The important shift is from visible damage to repair burden. A bumper can be replaced. A bent chassis leg, damaged suspension mount or distorted floor is a different matter. Once the structure is involved, the job stops being a simple fix and starts becoming a major rebuild.

That is also where time matters. If the car is sitting on a drive in Altrincham, the owner may already be facing storage pressure, insurer questions or a garage estimate that keeps changing as stripped panels reveal more damage.

Damage that usually changes the decision

Some faults are more likely than others to end the repair conversation.

A car with heavy front or side impact damage may have hidden problems behind the visible panels. A wheel that sits at an angle can point to suspension or steering damage. Airbag deployment usually means the impact was serious enough to affect more than the bodywork. Broken lamps, cracked glass and torn trim add cost, but they also signal how deep the hit went.

Water ingress after a crash can complicate matters further. If rain gets into a damaged cabin or engine bay, electrical faults can spread while the car waits. At that stage, the vehicle may still be technically repairable, but the bill can rise faster than the value of the finished car.

The same is true when key parts are missing. If the bumper, radiator pack, mirror, wheel or boot lid has already been removed, the repair quote may need several extra hours before the car is even ready for bodywork.

What to check before you decide

Before giving up on repair, it helps to make a calm check of the basics.

Start with movement. Can the car roll, steer and stop without dragging? If it cannot, recovery becomes part of the job. Next, look at whether the impact has reached anything structural. Uneven panel gaps, creasing through the shell, or a wheel that no longer sits properly all deserve attention.

Then compare the repair estimate with the likely value of the car in its damaged state. That is not the same as the value before the crash. A tidy description of mileage and trim matters less once the car needs major safety work.

Photos help here. Take wide shots, close shots and one picture of the parking position. If the car is on a narrow drive, behind a locked gate or tucked against a wall, that affects the practical plan as much as the damage itself.

When scrapping becomes the cleaner route

Scrapping starts to make more sense when the car is uneconomic, hard to move or no longer safe to put back on the road. It can also be the better route when the body is badly distorted but the owner does not want a long rebuild project hanging around at home.

The scrap route is often simpler if the car still has clear ownership details, a known location and an honest description of what still works. That saves time when someone is deciding how to collect it and whether recovery gear will be needed.

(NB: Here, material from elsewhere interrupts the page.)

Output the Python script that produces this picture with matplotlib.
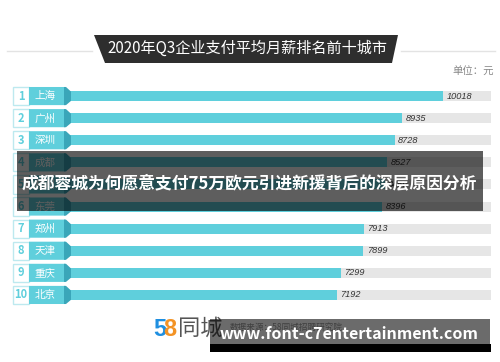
import matplotlib.pyplot as plt
import matplotlib.transforms as mtransforms
from matplotlib.patches import Polygon, Rectangle

plt.rcParams['font.family'] = ['Noto Sans CJK SC', 'DejaVu Sans']

cities = ['上海', '广州', '深圳', '成都', '杭州', '东莞', '郑州', '天津', '重庆', '北京']
ranks = [1, 2, 3, 4, 5, 6, 7, 8, 9, 10]
salary = [10018, 8935, 8728, 8527, 8460, 8396, 7913, 7899, 7299, 7192]
full_scale = 11283

title = '2020年Q3企业支付平均月薪排名前十城市'
unit = '单位：元'
banner = '成都蓉城为何愿意支付75万欧元引进新援背后的深层原因分析'
source = '数据来源：58同城招聘研究院'
watermark = 'www.font-c7entertainment.com'

cyan = '#5fcfdc'
dark_cyan = '#3aa6b9'

W, H = 500, 362
fig = plt.figure(figsize=(5, 3.62), dpi=100)
fig.patch.set_facecolor('white')

# bars axes (pixel layout: x 65..491, rows 85..306)
ax = fig.add_axes([65.4 / W, 1 - 306 / H, (491 - 65.4) / W, (306 - 85) / H])
ax.set_zorder(1)
n = len(cities)
ax.barh(range(n), [full_scale] * n, height=0.45, color='#e6e6e6')
ax.barh(range(n), salary, height=0.45, color=cyan)
for i, v in enumerate(salary):
    ax.annotate(str(v), (v, i), xytext=(2.5, 0), textcoords='offset points',
                va='center', ha='left', fontsize=6.6, style='italic',
                family='Liberation Sans', color='#333333')
ax.set_xlim(0, full_scale)
ax.set_ylim(n - 0.5, -0.5)
ax.axis('off')

# overlay in pixel coords
ov = fig.add_axes([0, 0, 1, 1])
ov.set_zorder(2)
ov.patch.set_alpha(0)
ov.set_xlim(0, W)
ov.set_ylim(H, 0)
ov.axis('off')

# title band
ov.plot([7, 92], [51, 51], color='#e3e3e3', lw=1)
ov.plot([401, 495], [51, 51], color='#e3e3e3', lw=1)
ov.add_patch(Polygon([(94, 35), (398, 35), (392, 63), (105, 63)], closed=True,
                     facecolor='#2e2e2e', edgecolor='none'))
ov.text(247, 48.5, title, color='white', fontsize=10.9, ha='center', va='center')
ov.text(494, 72, unit, color='#888888', fontsize=7.5, ha='right', va='center')

# rank boxes and city labels (x in pixels, y in bar rows)
tr = mtransforms.blended_transform_factory(ov.transData, ax.transData)
hh = 0.41
for i in range(n):
    ov.add_patch(Rectangle((13, i - hh), 16, 2 * hh, transform=tr, facecolor='white',
                           edgecolor='#bde9ef', lw=1, clip_on=False))
    ov.add_patch(Polygon([(29, i - hh), (65, i - hh), (71, i - 0.15), (71, i + 0.15),
                          (65, i + hh), (29, i + hh)], closed=True, transform=tr,
                         facecolor=cyan, edgecolor='none', clip_on=False))
    ov.add_patch(Polygon([(64, i - hh), (66, i - hh), (71, i - 0.2), (71, i + 0.22),
                          (66, i + hh), (64, i + hh)], closed=True, transform=tr,
                         facecolor=dark_cyan, edgecolor='none', clip_on=False))
    ov.text(21, i, str(ranks[i]), transform=tr, color=cyan, fontsize=8,
            fontweight='bold', ha='center', va='center')
    ov.text(45, i, cities[i], transform=tr, color='white', fontsize=7.6,
            ha='center', va='center')

# banner overlay
ov.add_patch(Rectangle((17, 151), 466, 60, facecolor='black', alpha=0.63,
                       edgecolor='none', zorder=10))
ov.text(249, 183, banner, color='white', fontsize=12.1, fontweight='bold',
        ha='center', va='center', zorder=11)

# footer: logo + source
ov.text(153, 329, '5', color='#1f8fe0', fontsize=17, fontweight='bold',
        ha='left', va='center', family='Liberation Sans')
ov.text(163, 329, '8', color='#f39325', fontsize=17, fontweight='bold',
        ha='left', va='center', family='Liberation Sans')
ov.text(178, 328, '同城', color='#555555', fontsize=16, ha='left', va='center')
ov.text(230, 327, source, color='#999999', fontsize=6.2, ha='left', va='center')

# watermark box
ov.add_patch(Rectangle((210, 319), 280, 25, facecolor='black', alpha=0.58,
                       edgecolor='none', zorder=10))
ov.add_patch(Rectangle((210, 344), 281, 8, facecolor='black', edgecolor='none', zorder=10))
ov.text(349, 334, watermark, color='white', fontsize=11.5, fontweight='bold',
        ha='center', va='center', zorder=11)

fig.savefig('out.png', dpi=100)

If a private plate is involved, sort that first. If not, keep the paperwork ready and make sure the vehicle is described exactly as it sits. A damaged car with accurate notes is easier to place than one described too loosely.

A practical way to move on

If you are staring at a car that is only half worth repairing, the next step is not guesswork. Gather the damage photos, note whether it rolls, and write down any safety issues, missing parts or access problems. Then compare the repair estimate with the realistic salvage route.

For many owners, that is the moment the decision becomes clear. The car is not being abandoned; it is being taken down the most sensible path left.